Arguably one of the most important inscriptions ever discovered, the trilingual Rosetta Stone was discovered by soldiers from Napoleon’s expedition to Egypt. Bearing text in hieroglyphs (the writing of priests), demotic (the writing of everyday ancient Egyptians) and Greek (the language of the Ptolemaic ruling class), it provided the key to deciphering hieroglyphs, a skill lost since the 4th century AD, and made the study of Egyptology possible.
When Arthur Evans excavated at Knossos in the early 20th century he found thousands of baked clay tablets inscribed with mysterious symbols, representing a Bronze Age language that had never been seen before. Dubbed ‘Linear B’, this Mycenaean writing system defied linguists for 50 years until Michael Ventris finally cracked the ancient code in 1952, making Linear B the oldest deciphered language in Europe.

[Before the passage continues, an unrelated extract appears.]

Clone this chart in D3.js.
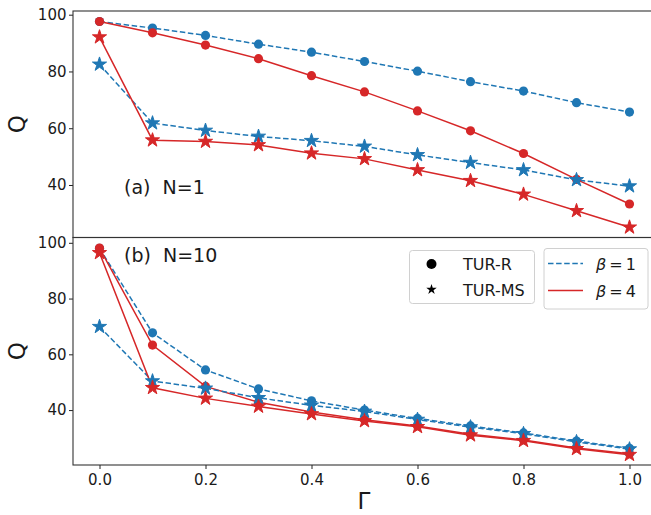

Once built into the city wall at Jaffa, this marble slab bears the only Crusader-period Christian inscription known to be written in Arabic. It is attributed to the Holy Roman Emperor Frederic II who secured Jaffa for the Crusader kingdom during his Sixth Crusade of 1228-1229, and was accompanied by another inscription in Latin, which together would have proclaimed Frederic II’s achievements to both the native population and Christian newcomers.
Five lines of faded characters written in ink on a scrap of pottery are thought to represent the earliest example of Hebrew text yet found. The sherd was found in a water conduit at Khirbet Qeiyafa, 20 miles outside, and is thought to date to around 975 BC. The writing is in a proto-Canaanite script and has not been fully deciphered, but the words for ‘king’, ‘judge’, and ‘slave’ have been recognised.
A bit of a cheat, as this is not one document but a huge body of writings – half a million fragments of papyri uncovered at the start of the 20th century. From early Christian texts and writings that illuminate the Classical histories to literature and all kinds of public and private documents, these fragile sources are written in a wide range of languages: Greek, Egyptian (hieroglyphic, hieratic, demotic, mostly Coptic), Latin, Arabic, Hebrew, Aramaic and others.
Discovered accidentally by Bedouin shepherds in 1947, with more uncovered by archaeologists in the 1950s, these 800 documents represent the the monastic library of a radical Jewish missionary sect called the Essenes and include the earliest known version of the Hebrew Bible. Dating from Hellenistic times (c.250 BC) to the time of the First Jewish Revolt (c.AD 68), they are mostly written in Hebrew, with some in Aramaic or Greek.
Found in a gravel pit by road builders in the late 1990s, this slab is inscribed with 62 distinct symbols, some of which are repeated, and is thought to date to around 900 BC, making it the earliest-known writings from the Americas. Some of the glyphs are known from Olmec art, including depictions of an insect, maize, corn plants, a table-top altar, and the four points of the compass, but most have never been seen before.